E-sports: are they really?

Photo: Getty Images
Photo: Getty Images
The e-sports industry keeps growing and growing. But is it a sport? Is sitting at a computer in a room really sport? The Otago Daily Times looks at the argument over whether e-sport makes the cut as a sport. 

Yes, it is a sport

Reasons. -

Competition: You are up against real people, in real time, to obtain a real result. The only difference is that you do it via a screen, rather than in person.

Team work: You can have teams of multiple people working together to achieve a common goal. In many computer sporting games you have a group of people all controlling one virtual player each, all doing their jobs as they would in a team sport. That is no different from a rugby, football or netball team working together to win a game.

Purpose: If you are playing an e-sport, you better believe the result will affect your mood.
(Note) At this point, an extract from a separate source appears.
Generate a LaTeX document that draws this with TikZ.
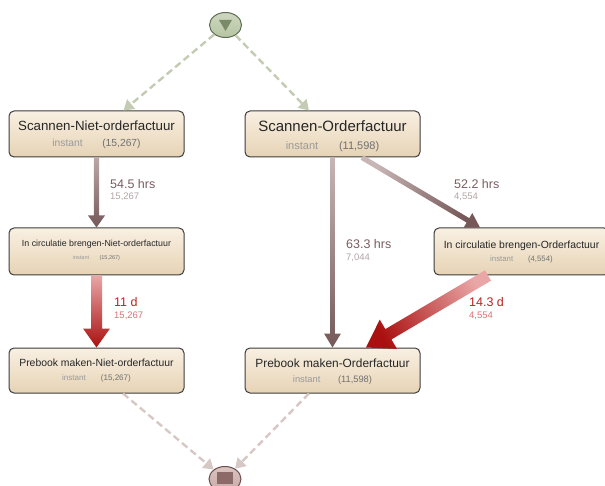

Winning or losing a game is no different from how you feel after a game of rugby or cricket.

The physical component: It is the biggest grey area in the whole debate. Reaction speeds can be essential. Does pressing buttons in reaction to what is happening on a screen class as physical enough for a sport? Is that any less skilful than playing darts or pool? Where do interactive games where your movements are translated on to the screen fit into that?

The set up: There are leagues world wide with franchises, and people watch these games just as they watch other sport on television and on the internet. People aspire to become professional and will practise for hours and hours every day to get there, again, just as any other athlete would.

No, it is not a sport

Reasons. -

Lack of action: You sit in a chair and press buttons. There is no running around and pressing buttons is so minimal you cannot class it as having a physical component.

Virtual v reality: Memo, lads and lasses - it's not real. What is happening on the screen is being controlled by people. It is make-believe.

No history and tradition: Most sports are steeped in history and endless tradition. E-sports has none of that. It is supposedly big time in some places and lounges. But there is still a decent leap to get into the broader public consciousness.

The image: Sport is about athleticism, dynamism, and endurance. Think LeBron James, Laura Langman and Beauden Barrett. For many, e-sports conjures the image of a teenage boy who lives off junk food and has not left his bedroom in three days.

Gut feel: So much of sport is based around gut feel. The gut feel of e-sport goes against everything that sport is.


E-sport fills many of the requirements of what being a sport entails. It has competition, meaning and a set-up that mimics many of the world's biggest sports. But is there enough of a physical component? Pressing buttons in reaction to what is happening in a virtual world really does not fit into the category of a sport.